Since then he’s become an internationally celebrated composer with a CV of prizes, awards, commissions and performances that goes on for pages.

He’s accepted applause on the stages of the San Francisco Opera house and the Concertgebouw Big Hall in Amsterdam. His music has been commissioned by orchestras and ensembles around the world and heard on every major radio service. He’s won the Kranichsteiner Prize in Germany,  the CBC Young Composers Competition and the Walter Carsen Prize, among many others. He’s been resident composer for the Vancouver Symphony, the Victoria Symphony and the National Youth Orchestra of Canada.

He’s closely collaborated with choreographer James Kudelka and film director Atom Egoyan and has a PhD from the State University of New York. He’s an all-around musical mensch who loves mentoring young composers and supporting the work of his contemporaries.

Rodney’s instrumental music often blurs distinctions between harmony and timbre. He loves to explore historical western music (operas by Wagner and Mozart, works by Schumann and Scarlatti) as a point of departure using layering, fragmentation, distillation and distortion to transform musical artifacts into something new. He writes operas and cabaret songs, framing the words to enhance and illuminate both text and subtext.
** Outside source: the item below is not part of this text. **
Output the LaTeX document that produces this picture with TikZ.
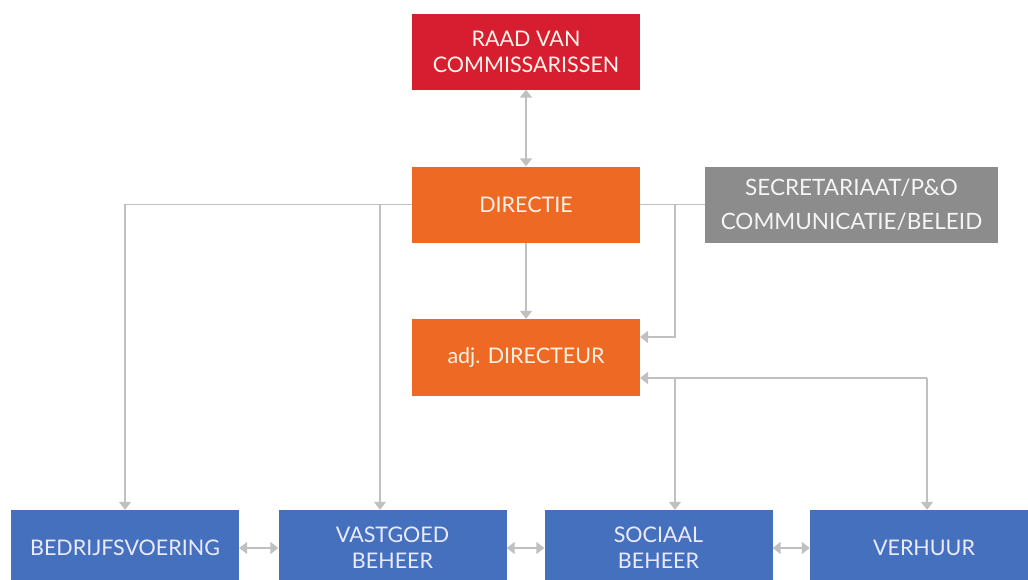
\documentclass[tikz,border=0pt]{standalone}
\usepackage{fontspec}
\setmainfont{Lato}
\usepackage{xcolor}
\usetikzlibrary{arrows.meta}
\definecolor{raadrood}{RGB}{214,30,48}
\definecolor{dirorange}{RGB}{238,106,36}
\definecolor{secgrijs}{RGB}{140,140,140}
\definecolor{afdblauw}{RGB}{69,112,190}
\definecolor{lijngrijs}{RGB}{192,192,192}
\tikzset{
  box/.style={minimum width=228pt,minimum height=76pt,inner sep=0pt,align=center,
    font=\fontsize{21.5}{26}\selectfont},
  raadbox/.style={box,fill=raadrood,text=white!92!orange},
  dirbox/.style={box,fill=dirorange,text=white!90!orange},
  secbox/.style={box,fill=secgrijs,text=white!92!gray,minimum width=293pt,
    font=\fontsize{22.5}{34}\selectfont},
  afdbox/.style={box,fill=afdblauw,text=white!92!blue},
  conn/.style={draw=lijngrijs,line width=1.6pt,
    arrows={-{Triangle[width=12pt,length=8pt]}}},
  dconn/.style={conn,arrows={{Triangle[width=12pt,length=8pt]}-{Triangle[width=12pt,length=8pt]}}},
  lijn/.style={draw=lijngrijs,line width=1.6pt}
}
\begin{document}
\begin{tikzpicture}[x=1pt,y=-1pt]
		\useasboundingbox (0,0) rectangle (1028,579);
		\clip (0,0) rectangle (1028,579);
		\node[raadbox] (raad) at (526,51.5) {RAAD VAN\\COMMISSARISSEN}; %raad
		\node[dirbox] (dir) at (526,204.5) {DIRECTIE}; %directie
		\node[secbox] (sec) at (851.5,204.5) {SECRETARIAAT/P\&O\\COMMUNICATIE/BELEID}; %staf
		\node[dirbox,minimum height=77pt] (adj) at (526,357.5) {adj. DIRECTEUR}; %adjunct
		\node[afdbox] (bedr) at (125,548) {BEDRIJFSVOERING}; %afdelingen
		\node[afdbox] (vast) at (392.5,548) {VASTGOED\\BEHEER};
		\node[afdbox] (soc) at (658.5,548) {SOCIAAL\\BEHEER};
		\node[afdbox] (verh) at (924,548) {VERHUUR};
		\coordinate (kv) at (380,204.5); %knooppunten
		\coordinate (ks) at (675,204.5);
		\coordinate (ka) at (640,337);
		\coordinate (kb) at (640,378);
		\coordinate (kr) at (927,378);
		\draw[dconn] (raad) -- (dir);
		\draw[conn] (dir) -- (adj);
		\draw[lijn] (dir) -- (sec);
		\draw[conn] (dir.west) -| (bedr);
		\draw[conn] (kv) -- (kv |- vast.north);
		\draw[conn] (ks) |- (ka);
		\draw[conn] (kr) -- (kb);
		\draw[conn] (kr) -- (kr |- verh.north);
		\draw[conn] (ks |- kb) -- (ks |- soc.north);
		\draw[dconn] (bedr) -- (vast);
		\draw[dconn] (vast) -- (soc);
		\draw[dconn] (soc) -- (verh);
	\end{tikzpicture}
\end{document}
Rodney remains totally engaged with the sense of possibility that creating music offers – that transcendental experience when the ego disappears and there’s nothing but the music to let him know what to do. (Photo by SD Holman.)


Tender Love is Naomi Aris Horii – voice, bass guitar, synthesizers and Mark Wickstead – guitar, synthesizers, AM radio. They formed in 2018 to create weird noises for the Spatial Poetics installation as part of the Powell Street Festival . All songs are pop songs… art, noise, repetition, minimalism. Damaged.


Saxophonist and composer Darren Williams pushes the limits of improvisation and extended instrumental technique into regions that are “melodic, dark, dramatic, with a sweep and a grace that is almost classical while firmly grounded in post-Coltrane traditions” (David Keenan, Volcanic Tongue, The Wire).

Darren has toured across Canada, having performed with many internationally celebrated musicians including Juno award winning guitarist Gordon Grdina (Canada), Chris Corsano (USA), Mats Gustafsson (Sweden), and Han Bennink (Netherlands.) For over two decades Williams has enjoyed a semi-regular collaboration with guitarist/banjoist Eugene Chadbourne (USA), being featured on Chadbourne’s 2011 album Stop Snoring. Williams is involved in numerous ensembles and projects, notably as one third of the Branchroot Ensemble which released their debut album Far From the Tree in 2023, as well as co-leading the free jazz quintet Robots On Fire which performed at the Vancouver International Jazz Festival. In 2013 Williams released his critically acclaimed solo album Reed, and a second solo album entitled Musical Idiot on The Infidels Jazz label in early 2024. Both albums are collections of original works by Williams for unaccompanied tenor saxophone; intersecting composition, improvisation, extended instrumental technique, and physical endurance.

Darren holds a BFA in music performance from York University and has studied with Casey Sokol, David Mott, Craig Thomson, George Lewis, and François Houle.